Source records:

● ● ● ●

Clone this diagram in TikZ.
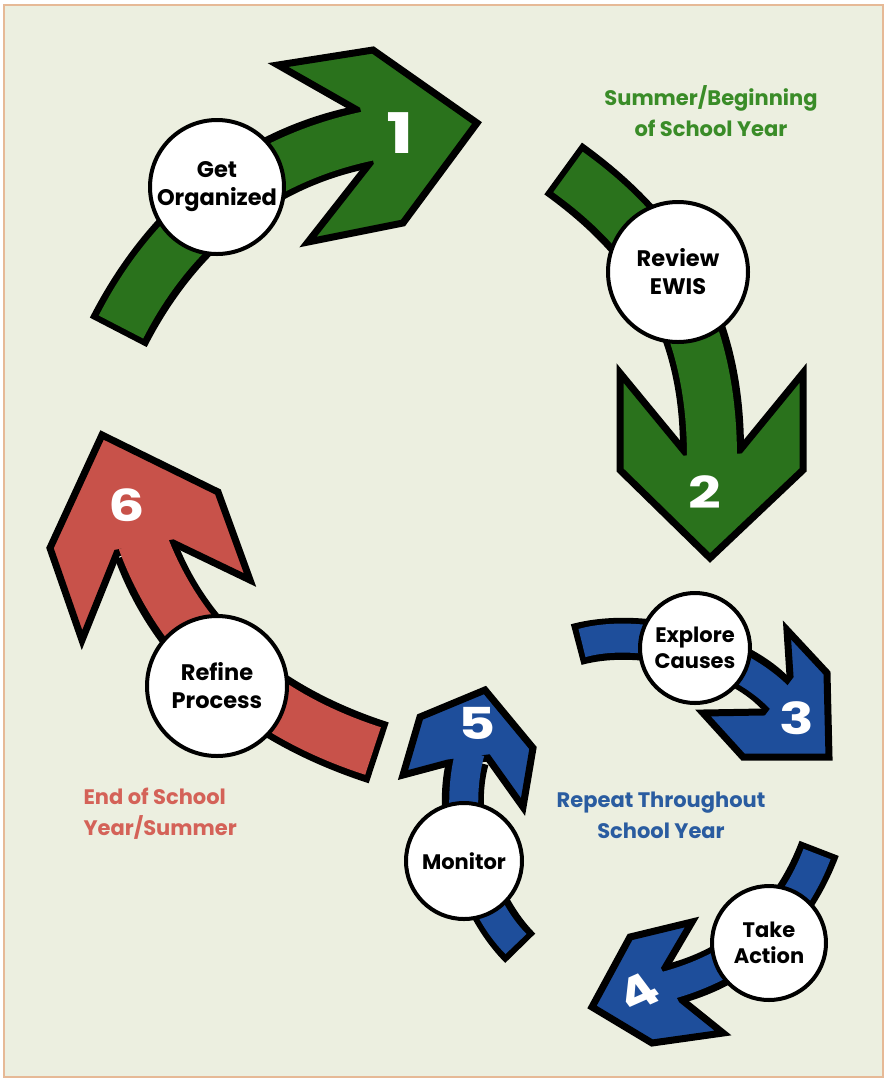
\documentclass[tikz,border=0pt]{standalone}
\usepackage{fontspec}
\setmainfont{Poppins}
\definecolor{paper}{RGB}{236,239,224}
\definecolor{frameline}{RGB}{230,185,150}
\definecolor{stepgreen}{RGB}{42,114,28}
\definecolor{stepblue}{RGB}{30,78,155}
\definecolor{stepred}{RGB}{200,82,74}
\definecolor{labelgreen}{RGB}{58,140,40}
\definecolor{labelblue}{RGB}{42,92,160}
\definecolor{labelred}{RGB}{212,98,88}

\begin{document}
\begin{tikzpicture}[x=1pt,y=-1pt,
  every node/.style={font=\bfseries},
  rim/.style={draw=black,line width=#1,shorten <=-6pt},
  band/.style={draw=#1,shorten >=-8pt},
  head/.style={draw=black,line width=7,line join=miter,fill=#1},
  stage/.style={circle,draw=black,line width=4,fill=white,inner sep=0pt,
    align=center,minimum size=#1},
  bigtext/.style={font=\bfseries\fontsize{22.5}{28}\selectfont},
  smalltext/.style={font=\bfseries\fontsize{21}{26}\selectfont},
  number/.style={text=white,xscale=1.3,font=\bfseries\fontsize{44}{44}\selectfont},
  season/.style={font=\bfseries\fontsize{21}{31}\selectfont}]

  \useasboundingbox (0,0) rectangle (887,1080);
  \fill[white] (0,0) rectangle (887,1080);
  \draw[fill=paper,draw=frameline,line width=1.5] (4,5) rectangle (883,1077);

  % step 1 - get organized
  \draw[rim=64] (121,327) .. controls (171,229) and (255,159) .. (363,137);
  \draw[head=stepgreen] (278,65) -- (357,110) -- (370,163) -- (308,242)
    -- (403,223) -- (477,123) -- (373,50) -- cycle;
  \draw[band=stepgreen,line width=50] (121,327) .. controls (171,229) and (255,159) .. (363,137);
  \node[stage=134,bigtext] (organize) at (217,187) {Get\\Organized};
  \node[number,font=\bfseries\fontsize{56}{56}\selectfont] (one) at (400,133) {1};

  % step 2 - review EWIS
  \draw[rim=64] (568,172) .. controls (657,236) and (712,320) .. (712,450);
  \draw[head=stepgreen] (620,373) -- (685,452) -- (740,450) -- (803,373)
    -- (803,470) -- (710,558) -- (620,470) -- cycle;
  \draw[band=stepgreen,line width=50] (568,172) .. controls (657,236) and (712,320) .. (712,450);
  \node[stage=140,bigtext] (review) at (678,272) {Review\\EWIS};
  \node[number] (two) at (705,492) {2};

  % step 3 - explore causes
  \draw[rim=42] (582,643) .. controls (640,627) and (736,651) .. (776,694);
  \draw[head=stepblue] (787,630) -- (790,676) -- (763,712) -- (703,713)
    -- (743,757) -- (829,757) -- (827,673) -- cycle;
  \draw[band=stepblue,line width=29] (582,643) .. controls (640,627) and (736,651) .. (776,694);
  \node[stage=110,smalltext] (explore) at (695,648) {Explore\\Causes};
  \node[number] (three) at (797,718) {3};

  % step 4 - take action
  \draw[rim=42] (817,854) .. controls (792,920) and (741,966) .. (673,984);
  \draw[head=stepblue] (692,922) -- (665,968) -- (682,1000) -- (723,1033)
    -- (652,1043) -- (592,1007) -- (630,937) -- cycle;
  \draw[band=stepblue,line width=29] (817,854) .. controls (792,920) and (741,966) .. (673,984);
  \node[stage=114,smalltext] (action) at (769,943) {Take\\Action};
  \node[number,rotate=30] (four) at (638,992) {4};

  % step 5 - monitor
  \draw[rim=42] (516,944) .. controls (474,902) and (452,818) .. (468,760);
  \draw[head=stepblue] (403,775) -- (420,717) -- (485,690) -- (533,748)
    -- (523,807) -- (488,758) -- (448,763) -- cycle;
  \draw[band=stepblue,line width=29] (516,944) .. controls (474,902) and (452,818) .. (468,760);
  \node[stage=116,smalltext] (monitor) at (464,861) {Monitor};
  \node[number] (five) at (477,723) {5};

  % step 6 - refine process
  \draw[rim=64] (373,751) .. controls (268,717) and (183,651) .. (145,548);
  \draw[head=stepred] (82,640) -- (50,548) -- (102,435) -- (218,492)
    -- (250,580) -- (173,543) -- (117,553) -- cycle;
  \draw[band=stepred,line width=50] (373,751) .. controls (268,717) and (183,651) .. (145,548);
  \node[stage=140,bigtext] (refine) at (217,686) {Refine\\Process};
  \node[number] (six) at (127,505) {6};

  % time of year
  \node[season,text=labelgreen,align=center] (summer) at (711,111) {Summer/Beginning\\of School Year};
  \node[season,text=labelblue,align=center] (repeat) at (661,815) {Repeat Throughout\\School Year};
  \node[season,text=labelred,align=left,anchor=west] (yearend) at (80,814) {End of School\\Year/Summer};

\end{tikzpicture}
\end{document}
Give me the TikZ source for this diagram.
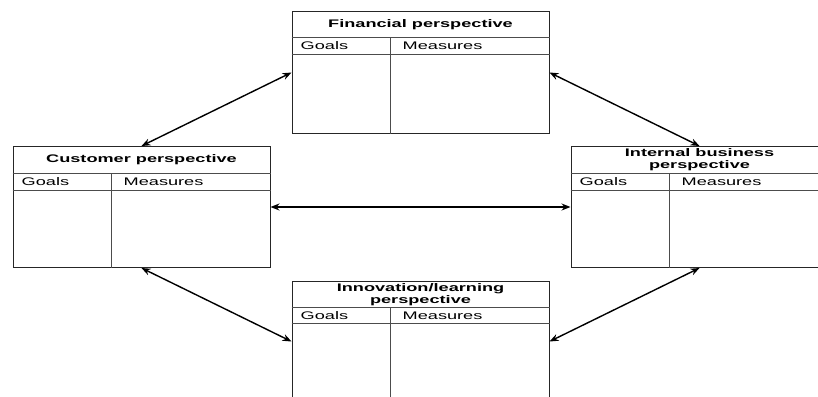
\documentclass[tikz,border=0pt]{standalone}
\usepackage{fontspec}
\setmainfont{Liberation Sans}
\usetikzlibrary{arrows.meta,calc}
% widened lettering used throughout the cards
\newcommand\wide[1]{\scalebox{1.65}[1]{#1}}
% rules inside a card: #1 node, #2 title row height, #3 header row height
\newcommand\cardrules[3]{%
  \draw[rule] ($(#1.north west)+(0,#2)$) -- ($(#1.north east)+(0,#2)$);
  \draw[rule] ($(#1.north west)+(0,#2+#3)$) -- ($(#1.north east)+(0,#2+#3)$);
  \draw[rule] ($(#1.north west)+(99,#2)$) -- ($(#1.south west)+(99,0)$);
  \node[label] at ($(#1.north west)+(9,#2+#3/2)$) {\wide{Goals}};
  \node[label] at ($(#1.north west)+(111,#2+#3/2)$) {\wide{Measures}};
}
\begin{document}
\begin{tikzpicture}[x=1pt,y=-1pt,
  card/.style={draw=black!85,line width=1pt,rectangle,minimum width=257pt,minimum height=121pt,inner sep=0pt},
  rule/.style={draw=black!70,line width=0.9pt},
  title/.style={font=\fontsize{11}{12}\selectfont\bfseries,align=center,inner sep=0pt},
  label/.style={font=\fontsize{11}{12}\selectfont,inner sep=0pt,anchor=west},
  link/.style={line width=1.4pt,{Stealth[length=9pt,width=7pt]}-{Stealth[length=9pt,width=7pt]}}]
\useasboundingbox (0,0) rectangle (818,396);
\clip (0,0) rectangle (818,396);
\fill[white] (0,0) rectangle (818,396);

% the four perspective cards
\node[card] (fin)  at (420.5,72.5) {};
\node[card] (cust) at (141.5,207)  {};
\node[card] (int)  at (699.5,207)  {};
\node[card] (inn)  at (420.5,341.5) {};

\cardrules{fin}{26}{17}
\cardrules{cust}{27}{17}
\cardrules{int}{27}{17}
\cardrules{inn}{27}{16}

\node[title] (finT)  at ($(fin.north)+(0,13)$)    {\wide{Financial perspective}};
\node[title] (custT) at ($(cust.north)+(0,13.5)$) {\wide{Customer perspective}};
\node[title] (intT)  at ($(int.north)+(0,14)$)    {\wide{Internal business}\\\wide{perspective}};
\node[title] (innT)  at ($(inn.north)+(0,14)$)    {\wide{Innovation/learning}\\\wide{perspective}};

% two-way links between the cards
\draw[link] (fin.west) -- (cust.north);
\draw[link] (fin.east) -- (int.north);
\draw[link] (cust.east) -- (int.west);
\draw[link] (cust.south) -- (inn.west);
\draw[link] (inn.east) -- (int.south);
\end{tikzpicture}
\end{document}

● ● ● ●

◆ Work required
Except for the pictures, copy every line of the records above exactly.

◆ Response to the task
Clone this diagram in TikZ.
\documentclass[tikz,border=0pt]{standalone}
\usepackage{fontspec}
\setmainfont{Poppins}
\definecolor{paper}{RGB}{236,239,224}
\definecolor{frameline}{RGB}{230,185,150}
\definecolor{stepgreen}{RGB}{42,114,28}
\definecolor{stepblue}{RGB}{30,78,155}
\definecolor{stepred}{RGB}{200,82,74}
\definecolor{labelgreen}{RGB}{58,140,40}
\definecolor{labelblue}{RGB}{42,92,160}
\definecolor{labelred}{RGB}{212,98,88}

\begin{document}
\begin{tikzpicture}[x=1pt,y=-1pt,
  every node/.style={font=\bfseries},
  rim/.style={draw=black,line width=#1,shorten <=-6pt},
  band/.style={draw=#1,shorten >=-8pt},
  head/.style={draw=black,line width=7,line join=miter,fill=#1},
  stage/.style={circle,draw=black,line width=4,fill=white,inner sep=0pt,
    align=center,minimum size=#1},
  bigtext/.style={font=\bfseries\fontsize{22.5}{28}\selectfont},
  smalltext/.style={font=\bfseries\fontsize{21}{26}\selectfont},
  number/.style={text=white,xscale=1.3,font=\bfseries\fontsize{44}{44}\selectfont},
  season/.style={font=\bfseries\fontsize{21}{31}\selectfont}]

  \useasboundingbox (0,0) rectangle (887,1080);
  \fill[white] (0,0) rectangle (887,1080);
  \draw[fill=paper,draw=frameline,line width=1.5] (4,5) rectangle (883,1077);

  % step 1 - get organized
  \draw[rim=64] (121,327) .. controls (171,229) and (255,159) .. (363,137);
  \draw[head=stepgreen] (278,65) -- (357,110) -- (370,163) -- (308,242)
    -- (403,223) -- (477,123) -- (373,50) -- cycle;
  \draw[band=stepgreen,line width=50] (121,327) .. controls (171,229) and (255,159) .. (363,137);
  \node[stage=134,bigtext] (organize) at (217,187) {Get\\Organized};
  \node[number,font=\bfseries\fontsize{56}{56}\selectfont] (one) at (400,133) {1};

  % step 2 - review EWIS
  \draw[rim=64] (568,172) .. controls (657,236) and (712,320) .. (712,450);
  \draw[head=stepgreen] (620,373) -- (685,452) -- (740,450) -- (803,373)
    -- (803,470) -- (710,558) -- (620,470) -- cycle;
  \draw[band=stepgreen,line width=50] (568,172) .. controls (657,236) and (712,320) .. (712,450);
  \node[stage=140,bigtext] (review) at (678,272) {Review\\EWIS};
  \node[number] (two) at (705,492) {2};

  % step 3 - explore causes
  \draw[rim=42] (582,643) .. controls (640,627) and (736,651) .. (776,694);
  \draw[head=stepblue] (787,630) -- (790,676) -- (763,712) -- (703,713)
    -- (743,757) -- (829,757) -- (827,673) -- cycle;
  \draw[band=stepblue,line width=29] (582,643) .. controls (640,627) and (736,651) .. (776,694);
  \node[stage=110,smalltext] (explore) at (695,648) {Explore\\Causes};
  \node[number] (three) at (797,718) {3};

  % step 4 - take action
  \draw[rim=42] (817,854) .. controls (792,920) and (741,966) .. (673,984);
  \draw[head=stepblue] (692,922) -- (665,968) -- (682,1000) -- (723,1033)
    -- (652,1043) -- (592,1007) -- (630,937) -- cycle;
  \draw[band=stepblue,line width=29] (817,854) .. controls (792,920) and (741,966) .. (673,984);
  \node[stage=114,smalltext] (action) at (769,943) {Take\\Action};
  \node[number,rotate=30] (four) at (638,992) {4};

  % step 5 - monitor
  \draw[rim=42] (516,944) .. controls (474,902) and (452,818) .. (468,760);
  \draw[head=stepblue] (403,775) -- (420,717) -- (485,690) -- (533,748)
    -- (523,807) -- (488,758) -- (448,763) -- cycle;
  \draw[band=stepblue,line width=29] (516,944) .. controls (474,902) and (452,818) .. (468,760);
  \node[stage=116,smalltext] (monitor) at (464,861) {Monitor};
  \node[number] (five) at (477,723) {5};

  % step 6 - refine process
  \draw[rim=64] (373,751) .. controls (268,717) and (183,651) .. (145,548);
  \draw[head=stepred] (82,640) -- (50,548) -- (102,435) -- (218,492)
    -- (250,580) -- (173,543) -- (117,553) -- cycle;
  \draw[band=stepred,line width=50] (373,751) .. controls (268,717) and (183,651) .. (145,548);
  \node[stage=140,bigtext] (refine) at (217,686) {Refine\\Process};
  \node[number] (six) at (127,505) {6};

  % time of year
  \node[season,text=labelgreen,align=center] (summer) at (711,111) {Summer/Beginning\\of School Year};
  \node[season,text=labelblue,align=center] (repeat) at (661,815) {Repeat Throughout\\School Year};
  \node[season,text=labelred,align=left,anchor=west] (yearend) at (80,814) {End of School\\Year/Summer};

\end{tikzpicture}
\end{document}
Give me the TikZ source for this diagram.
\documentclass[tikz,border=0pt]{standalone}
\usepackage{fontspec}
\setmainfont{Liberation Sans}
\usetikzlibrary{arrows.meta,calc}
% widened lettering used throughout the cards
\newcommand\wide[1]{\scalebox{1.65}[1]{#1}}
% rules inside a card: #1 node, #2 title row height, #3 header row height
\newcommand\cardrules[3]{%
  \draw[rule] ($(#1.north west)+(0,#2)$) -- ($(#1.north east)+(0,#2)$);
  \draw[rule] ($(#1.north west)+(0,#2+#3)$) -- ($(#1.north east)+(0,#2+#3)$);
  \draw[rule] ($(#1.north west)+(99,#2)$) -- ($(#1.south west)+(99,0)$);
  \node[label] at ($(#1.north west)+(9,#2+#3/2)$) {\wide{Goals}};
  \node[label] at ($(#1.north west)+(111,#2+#3/2)$) {\wide{Measures}};
}
\begin{document}
\begin{tikzpicture}[x=1pt,y=-1pt,
  card/.style={draw=black!85,line width=1pt,rectangle,minimum width=257pt,minimum height=121pt,inner sep=0pt},
  rule/.style={draw=black!70,line width=0.9pt},
  title/.style={font=\fontsize{11}{12}\selectfont\bfseries,align=center,inner sep=0pt},
  label/.style={font=\fontsize{11}{12}\selectfont,inner sep=0pt,anchor=west},
  link/.style={line width=1.4pt,{Stealth[length=9pt,width=7pt]}-{Stealth[length=9pt,width=7pt]}}]
\useasboundingbox (0,0) rectangle (818,396);
\clip (0,0) rectangle (818,396);
\fill[white] (0,0) rectangle (818,396);

% the four perspective cards
\node[card] (fin)  at (420.5,72.5) {};
\node[card] (cust) at (141.5,207)  {};
\node[card] (int)  at (699.5,207)  {};
\node[card] (inn)  at (420.5,341.5) {};

\cardrules{fin}{26}{17}
\cardrules{cust}{27}{17}
\cardrules{int}{27}{17}
\cardrules{inn}{27}{16}

\node[title] (finT)  at ($(fin.north)+(0,13)$)    {\wide{Financial perspective}};
\node[title] (custT) at ($(cust.north)+(0,13.5)$) {\wide{Customer perspective}};
\node[title] (intT)  at ($(int.north)+(0,14)$)    {\wide{Internal business}\\\wide{perspective}};
\node[title] (innT)  at ($(inn.north)+(0,14)$)    {\wide{Innovation/learning}\\\wide{perspective}};

% two-way links between the cards
\draw[link] (fin.west) -- (cust.north);
\draw[link] (fin.east) -- (int.north);
\draw[link] (cust.east) -- (int.west);
\draw[link] (cust.south) -- (inn.west);
\draw[link] (inn.east) -- (int.south);
\end{tikzpicture}
\end{document}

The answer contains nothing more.